The Fayette Citizen-News Page
Wednesday, April 12, 2000
Peachtree City looking at jail impact fees

By MONROE ROARK
mroark@thecitizennews.com

Fayette County Board of Commissioners Chairman Harold Bost made a personal appeal to the City Council in Peachtree City last week for approval of the county's plan to impose an impact fee on new construction to help fund the new county jail.

Fees per household would range from $818.88 to $1,223.74 over a 20-year period, according to the county's calculations. The total amount of the bond issue for the jail is $25,107,000.
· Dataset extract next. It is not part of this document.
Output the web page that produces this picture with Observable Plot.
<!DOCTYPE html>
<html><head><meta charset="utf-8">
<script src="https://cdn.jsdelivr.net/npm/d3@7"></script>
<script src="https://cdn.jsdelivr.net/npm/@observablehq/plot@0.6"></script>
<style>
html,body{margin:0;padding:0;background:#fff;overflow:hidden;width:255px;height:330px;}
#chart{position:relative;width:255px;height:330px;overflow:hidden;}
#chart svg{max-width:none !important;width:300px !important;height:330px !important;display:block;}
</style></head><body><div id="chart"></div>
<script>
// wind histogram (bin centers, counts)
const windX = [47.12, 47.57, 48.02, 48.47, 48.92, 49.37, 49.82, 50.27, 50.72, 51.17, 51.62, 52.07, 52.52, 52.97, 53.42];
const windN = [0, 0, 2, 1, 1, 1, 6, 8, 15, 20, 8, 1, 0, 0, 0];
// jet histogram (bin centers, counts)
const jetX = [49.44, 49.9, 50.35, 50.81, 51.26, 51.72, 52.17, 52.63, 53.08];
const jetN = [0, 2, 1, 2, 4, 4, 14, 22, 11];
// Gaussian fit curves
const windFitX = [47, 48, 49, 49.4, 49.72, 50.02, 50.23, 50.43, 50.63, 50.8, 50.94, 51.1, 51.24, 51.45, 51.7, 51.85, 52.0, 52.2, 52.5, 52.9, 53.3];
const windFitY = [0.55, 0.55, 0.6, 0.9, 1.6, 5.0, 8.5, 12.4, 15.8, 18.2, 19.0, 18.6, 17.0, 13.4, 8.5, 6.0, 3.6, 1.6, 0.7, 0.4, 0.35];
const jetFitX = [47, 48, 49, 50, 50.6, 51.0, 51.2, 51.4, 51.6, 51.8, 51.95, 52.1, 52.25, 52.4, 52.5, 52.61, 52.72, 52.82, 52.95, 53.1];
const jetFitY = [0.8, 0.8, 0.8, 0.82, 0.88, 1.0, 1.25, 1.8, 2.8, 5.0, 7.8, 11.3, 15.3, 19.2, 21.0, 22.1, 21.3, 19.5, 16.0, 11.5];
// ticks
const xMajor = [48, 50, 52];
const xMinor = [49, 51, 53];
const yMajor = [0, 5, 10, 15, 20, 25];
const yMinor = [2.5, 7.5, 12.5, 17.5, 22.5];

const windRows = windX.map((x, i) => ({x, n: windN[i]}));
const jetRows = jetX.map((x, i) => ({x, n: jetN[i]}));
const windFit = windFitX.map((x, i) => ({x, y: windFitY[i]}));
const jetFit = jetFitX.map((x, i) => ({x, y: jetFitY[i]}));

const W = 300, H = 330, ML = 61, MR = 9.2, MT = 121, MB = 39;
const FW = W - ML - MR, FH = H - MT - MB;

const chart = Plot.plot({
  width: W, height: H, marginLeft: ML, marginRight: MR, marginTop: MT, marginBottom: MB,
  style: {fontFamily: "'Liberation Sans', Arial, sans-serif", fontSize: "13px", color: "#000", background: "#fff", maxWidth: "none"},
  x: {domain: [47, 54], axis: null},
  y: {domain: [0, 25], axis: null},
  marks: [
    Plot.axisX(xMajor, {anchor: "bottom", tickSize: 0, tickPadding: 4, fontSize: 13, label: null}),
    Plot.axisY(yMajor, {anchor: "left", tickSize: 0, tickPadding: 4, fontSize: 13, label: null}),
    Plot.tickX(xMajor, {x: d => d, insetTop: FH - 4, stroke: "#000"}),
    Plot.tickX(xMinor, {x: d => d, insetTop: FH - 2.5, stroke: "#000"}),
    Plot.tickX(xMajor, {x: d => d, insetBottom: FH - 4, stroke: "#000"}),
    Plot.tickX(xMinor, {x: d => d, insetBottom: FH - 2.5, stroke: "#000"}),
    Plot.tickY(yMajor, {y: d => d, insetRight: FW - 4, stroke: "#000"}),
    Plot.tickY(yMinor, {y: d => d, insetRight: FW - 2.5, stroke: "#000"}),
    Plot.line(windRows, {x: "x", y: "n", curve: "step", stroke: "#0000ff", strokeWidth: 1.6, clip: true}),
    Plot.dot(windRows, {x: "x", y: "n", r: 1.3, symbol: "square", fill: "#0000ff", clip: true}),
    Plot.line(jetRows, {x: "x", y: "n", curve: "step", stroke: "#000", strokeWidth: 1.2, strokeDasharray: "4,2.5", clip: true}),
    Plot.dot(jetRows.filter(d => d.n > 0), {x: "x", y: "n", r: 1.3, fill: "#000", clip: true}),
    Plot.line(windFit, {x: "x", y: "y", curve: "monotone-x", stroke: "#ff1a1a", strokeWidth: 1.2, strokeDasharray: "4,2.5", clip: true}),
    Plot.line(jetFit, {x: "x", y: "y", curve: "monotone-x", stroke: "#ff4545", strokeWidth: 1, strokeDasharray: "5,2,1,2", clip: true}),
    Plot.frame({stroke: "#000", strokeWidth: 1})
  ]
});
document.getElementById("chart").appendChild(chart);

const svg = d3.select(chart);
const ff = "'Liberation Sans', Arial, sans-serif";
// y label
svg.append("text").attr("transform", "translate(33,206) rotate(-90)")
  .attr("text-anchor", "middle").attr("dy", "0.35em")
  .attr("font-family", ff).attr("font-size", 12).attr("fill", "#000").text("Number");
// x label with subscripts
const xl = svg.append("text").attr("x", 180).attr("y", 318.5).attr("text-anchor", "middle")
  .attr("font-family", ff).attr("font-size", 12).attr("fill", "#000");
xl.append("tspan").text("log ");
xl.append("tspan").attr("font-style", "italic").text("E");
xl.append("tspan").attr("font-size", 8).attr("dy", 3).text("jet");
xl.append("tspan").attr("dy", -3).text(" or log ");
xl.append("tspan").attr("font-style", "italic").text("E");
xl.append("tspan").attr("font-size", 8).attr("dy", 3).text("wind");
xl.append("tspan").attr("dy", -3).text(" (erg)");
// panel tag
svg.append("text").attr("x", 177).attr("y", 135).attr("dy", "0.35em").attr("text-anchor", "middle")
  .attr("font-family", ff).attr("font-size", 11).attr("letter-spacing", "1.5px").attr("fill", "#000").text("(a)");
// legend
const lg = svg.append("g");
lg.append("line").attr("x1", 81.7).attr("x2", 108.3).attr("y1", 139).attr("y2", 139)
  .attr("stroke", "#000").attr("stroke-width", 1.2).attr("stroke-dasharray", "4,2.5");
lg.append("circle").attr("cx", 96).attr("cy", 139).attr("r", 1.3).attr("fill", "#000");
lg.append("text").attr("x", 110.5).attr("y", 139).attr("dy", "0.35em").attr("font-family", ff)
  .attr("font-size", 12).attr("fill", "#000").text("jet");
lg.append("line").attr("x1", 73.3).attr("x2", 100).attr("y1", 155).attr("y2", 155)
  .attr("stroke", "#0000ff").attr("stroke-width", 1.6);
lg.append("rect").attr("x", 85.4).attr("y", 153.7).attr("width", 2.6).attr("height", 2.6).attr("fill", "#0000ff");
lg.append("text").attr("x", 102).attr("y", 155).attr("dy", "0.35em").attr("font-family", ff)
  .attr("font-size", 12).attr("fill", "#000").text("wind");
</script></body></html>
The commissioners voted March 29 at a special called meeting to approve impact fees. The county does not have the authority to impose impact fees on homes built in the cities, and the impact fee cannot be implemented at all unless every municipality in the county agrees to impose it, according to city staff reports.
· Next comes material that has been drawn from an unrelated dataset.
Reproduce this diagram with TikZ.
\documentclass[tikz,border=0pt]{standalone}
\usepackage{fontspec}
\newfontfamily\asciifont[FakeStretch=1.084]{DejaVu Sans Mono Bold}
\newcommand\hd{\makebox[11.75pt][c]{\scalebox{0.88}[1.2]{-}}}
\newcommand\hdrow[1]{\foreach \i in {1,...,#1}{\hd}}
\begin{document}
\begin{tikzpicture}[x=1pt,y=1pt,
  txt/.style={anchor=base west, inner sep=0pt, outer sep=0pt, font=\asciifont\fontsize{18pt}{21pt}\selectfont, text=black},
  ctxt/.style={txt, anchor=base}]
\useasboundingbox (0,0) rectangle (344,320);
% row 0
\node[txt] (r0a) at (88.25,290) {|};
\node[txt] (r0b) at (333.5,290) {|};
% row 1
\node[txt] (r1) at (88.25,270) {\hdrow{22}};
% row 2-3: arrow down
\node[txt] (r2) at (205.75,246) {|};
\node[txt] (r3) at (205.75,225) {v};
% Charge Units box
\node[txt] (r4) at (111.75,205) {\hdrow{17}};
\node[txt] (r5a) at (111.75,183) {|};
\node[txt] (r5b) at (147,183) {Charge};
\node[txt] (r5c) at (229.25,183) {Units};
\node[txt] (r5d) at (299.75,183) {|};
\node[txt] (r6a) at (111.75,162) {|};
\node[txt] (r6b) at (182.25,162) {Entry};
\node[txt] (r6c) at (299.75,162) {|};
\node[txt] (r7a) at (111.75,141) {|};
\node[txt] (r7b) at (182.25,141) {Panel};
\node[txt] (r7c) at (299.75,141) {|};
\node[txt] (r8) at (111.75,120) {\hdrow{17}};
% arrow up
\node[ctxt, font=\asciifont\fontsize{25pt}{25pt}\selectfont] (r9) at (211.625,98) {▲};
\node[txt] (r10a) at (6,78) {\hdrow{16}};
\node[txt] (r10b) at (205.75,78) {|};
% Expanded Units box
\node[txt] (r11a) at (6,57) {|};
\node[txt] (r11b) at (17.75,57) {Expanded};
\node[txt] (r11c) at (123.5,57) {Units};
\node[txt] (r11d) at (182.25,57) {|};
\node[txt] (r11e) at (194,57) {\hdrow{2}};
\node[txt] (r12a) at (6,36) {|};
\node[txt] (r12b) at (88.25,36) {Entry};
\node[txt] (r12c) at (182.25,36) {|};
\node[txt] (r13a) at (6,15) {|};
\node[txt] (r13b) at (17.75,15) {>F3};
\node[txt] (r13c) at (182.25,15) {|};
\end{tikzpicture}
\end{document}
The council agreed conceptually with the plan, but the issue was tabled until the April 20 meeting because there had not been enough time to consider this particular plan in detail.

The city will have to go through its own regular impact fee process to approve this plan, including the use of the impact fee committee and the usual state approval required for adoption of these fees, according to Mayor Bob Lenox.

Bost emphasized that the calculations being presented to the city were strictly for the jail. “The law is very clear about what we can charge impact fees for,” he said.

The jail has an official capacity of 86, but the daily average occupancy right now is more than 200, Bost reported.

“Please put this on the front burner,” he asked the council, noting that the county could be losing about $20,000 per week while the impact fees are delayed in being implemented. The county expects it will take up to six months to obtain final state approval, conduct public hearings, and do everything that is necessary to finalize the process before any actual impact fees can be collected.

Everyone agreed that the fees would ease the burden on existing homeowners. Lenox pointed out that Peachtree City has implemented impact fees for several years, and he continues to consider impact fees a good and fair way of bringing revenue into the city's coffers.

Bost estimated that jail impact fees would pay up to 60 percent of the debt service on the new jail. The balance would be covered by ad valorem taxes.